The EU has extended, today, economic sanctions targeting specific sectors of the Russian economy to 31 January 2017. The sanctions concern the financial, energy and defence sectors, as well as dual-use goods, and have been extended because the Council has assessed that the Minsk agreements concerning military activity in the Donetsk and Luhansk regions of Ukraine have not been respected.
The sanctions consist of:
- Limits to access to EU primary and secondary capital markets for 5 major Russian majority state-owned financial institutions and their majority-owned subsidiaries established outside of the EU, as well as three major Russian energy and three defence companies;
- An export and import ban on trade in arms;
- An export ban for dual-use goods for military use or military end users in Russia;
- Limit Russian access to certain sensitive technologies and services that could be used for oil production and exploration.

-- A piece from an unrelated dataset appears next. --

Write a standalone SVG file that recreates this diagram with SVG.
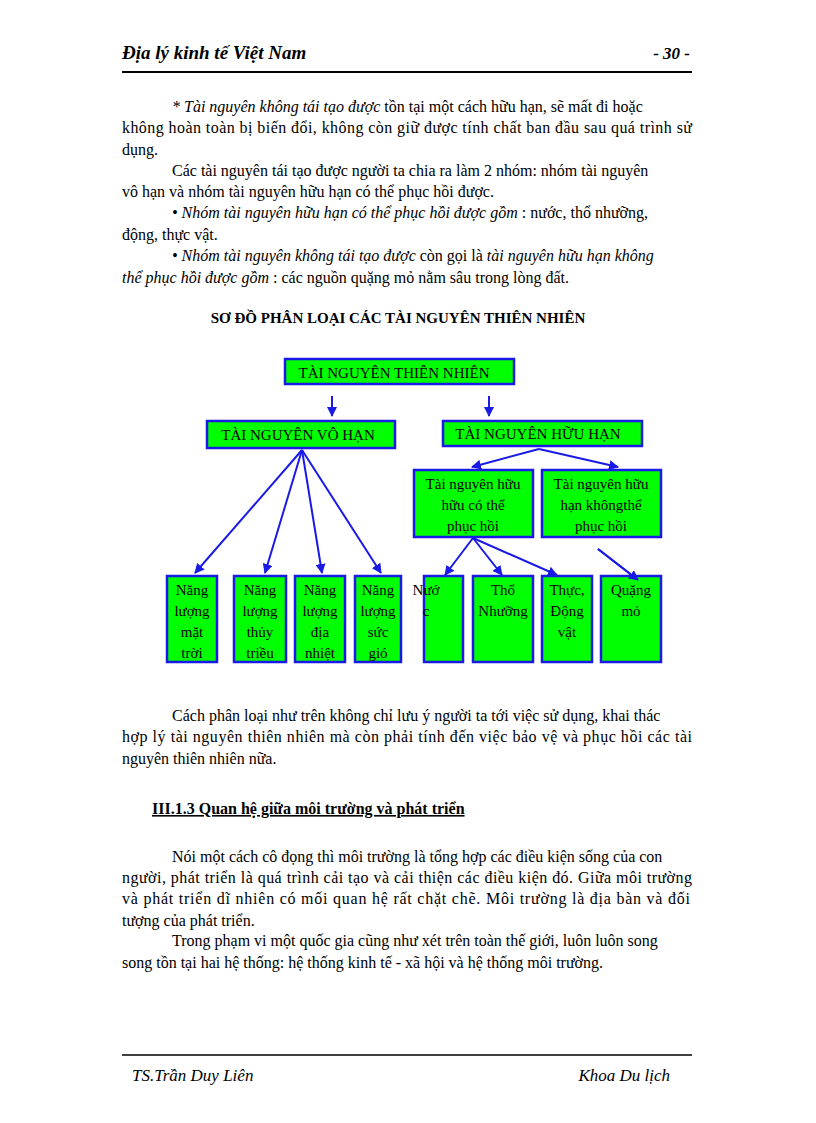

A decision was taken last week to extend other sanctions in response to the illegal annexation of Crimea and Sevastopol to 23 June.
Targeted individual restrictive measures (asset freeze and travel restrictions,) currently against individuals and entities introduced because of “actions which undermine or threaten the territorial integrity, sovereignty and independence of Ukraine” and for misappropriation of Ukrainian state funds, remain in place until 15 September 2016. These were renewed in March.
A number of Foreign Ministers have spoken out in favour of lifting the sanctions against Russia as soon as possible. It was not certain, ahead of today’s meetings, whether the EU line was not softening towards Russia. However, Council adopts and extends sanctions on a unanimity basis and, for the time being, the “all-or-nothing approach” of insisting the Minsk agreements must be implemented fully, appears to be holding. It is not yet clear what impact the UK withdrawal from the EU (“Brexit”) may have on the EU’s ability to maintain sanctions in the longer term.